SUPPLIED MATERIAL:
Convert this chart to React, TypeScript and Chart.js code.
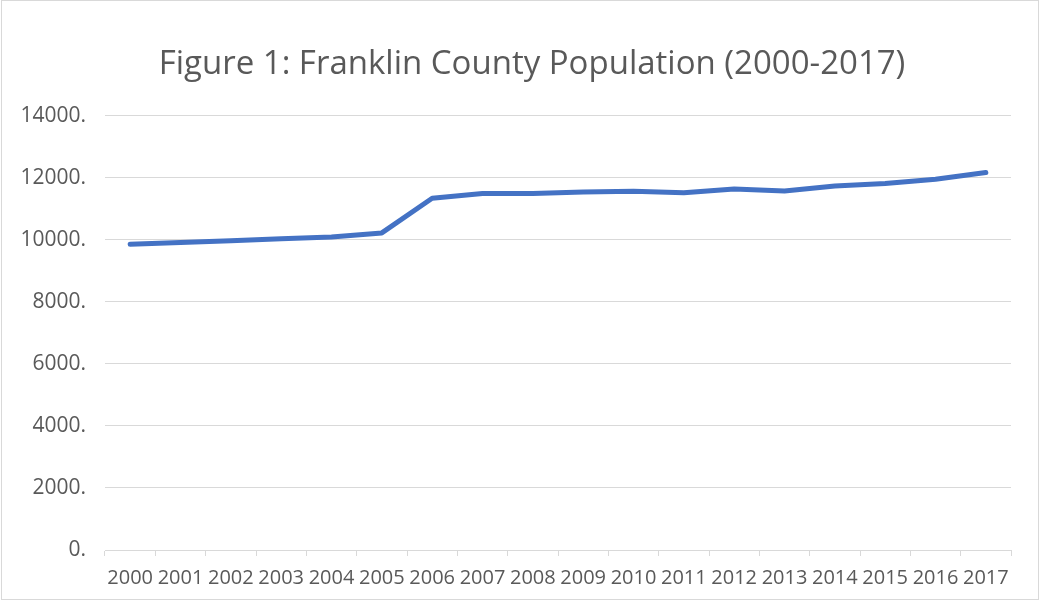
import React, { useEffect, useRef } from "react";
import { Chart, registerables } from "chart.js";

Chart.register(...registerables);

const years: string[] = [
  "2000", "2001", "2002", "2003", "2004", "2005", "2006", "2007", "2008",
  "2009", "2010", "2011", "2012", "2013", "2014", "2015", "2016", "2017",
];
const population: number[] = [
  9850, 9910, 9970, 10030, 10090, 10220, 11336, 11490, 11490,
  11540, 11560, 11515, 11635, 11570, 11733, 11808, 11950, 12163,
];
const yTicks: number[] = [0, 2000, 4000, 6000, 8000, 10000, 12000, 14000];
const titleText = "Figure 1: Franklin County Population (2000-2017)";

const widenYLabelArea = {
  id: "widenYLabelArea",
  afterLayout(chart: any) {
    const y = chart.scales.y;
    if (y) {
      y.left = 0;
      y.width = y.right;
    }
  },
};

export default function App() {
  const ref = useRef<HTMLCanvasElement | null>(null);

  useEffect(() => {
    if (!ref.current) return;
    const chart = new Chart(ref.current, {
      type: "line",
      data: {
        labels: years,
        datasets: [
          {
            data: population,
            borderColor: "#4472C4",
            backgroundColor: "#4472C4",
            borderWidth: 5,
            borderCapStyle: "round",
            borderJoinStyle: "round",
            pointRadius: 0,
            tension: 0,
            fill: false,
          },
        ],
      },
      plugins: [widenYLabelArea],
      options: {
        responsive: false,
        animation: false,
        layout: { padding: { left: 53, right: 29, top: 0, bottom: 0 } },
        plugins: {
          legend: { display: false },
          tooltip: { enabled: false },
          title: {
            display: true,
            text: titleText,
            color: "#595959",
            font: { family: "'Open Sans'", size: 33, weight: "normal" },
            padding: { top: 45, bottom: 31 },
          },
        },
        scales: {
          x: {
            type: "category",
            offset: true,
            grid: {
              offset: true,
              drawOnChartArea: false,
              drawTicks: true,
              tickLength: 6,
              color: "#d9d9d9",
            },
            border: { display: true, color: "#d9d9d9", width: 1 },
            ticks: {
              autoSkip: false,
              maxRotation: 0,
              minRotation: 0,
              padding: 10,
              color: "#595959",
              font: { family: "'Open Sans'", size: 20 },
            },
            afterFit: (scale: any) => {
              scale.height = 50;
            },
          },
          y: {
            min: 0,
            max: 14000,
            afterBuildTicks: (scale: any) => {
              scale.ticks = yTicks.map((v) => ({ value: v }));
            },
            grid: { color: "#d9d9d9", drawTicks: false, lineWidth: 1 },
            border: { display: false },
            ticks: {
              padding: 19,
              color: "#595959",
              font: { family: "'Open Sans'", size: 21 },
              callback: (v: any) => `${v}.`,
            },
            afterFit: (scale: any) => {
              scale.width = 52;
            },
          },
        },
      },
    });
    return () => chart.destroy();
  }, []);

  return (
    <div
      style={{
        position: "fixed",
        left: 0,
        top: 0,
        width: 1040,
        height: 600,
        background: "#ffffff",
      }}
    >
      <canvas ref={ref} width={1040} height={600} style={{ display: "block" }} />
      <div
        style={{
          position: "absolute",
          left: 1,
          top: 0,
          width: 1038,
          height: 600,
          boxSizing: "border-box",
          border: "1px solid #d9d9d9",
          pointerEvents: "none",
        }}
      />
    </div>
  );
}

DESCRIPTION OF THE TASK: Exactly restate the lines from the beginning of the data through the line with "1: Franklin County", and no others, keeping pictures out.

RESULT BELOW:
Convert this chart to React, TypeScript and Chart.js code.
import React, { useEffect, useRef } from "react";
import { Chart, registerables } from "chart.js";

Chart.register(...registerables);

const years: string[] = [
  "2000", "2001", "2002", "2003", "2004", "2005", "2006", "2007", "2008",
  "2009", "2010", "2011", "2012", "2013", "2014", "2015", "2016", "2017",
];
const population: number[] = [
  9850, 9910, 9970, 10030, 10090, 10220, 11336, 11490, 11490,
  11540, 11560, 11515, 11635, 11570, 11733, 11808, 11950, 12163,
];
const yTicks: number[] = [0, 2000, 4000, 6000, 8000, 10000, 12000, 14000];
const titleText = "Figure 1: Franklin County Population (2000-2017)";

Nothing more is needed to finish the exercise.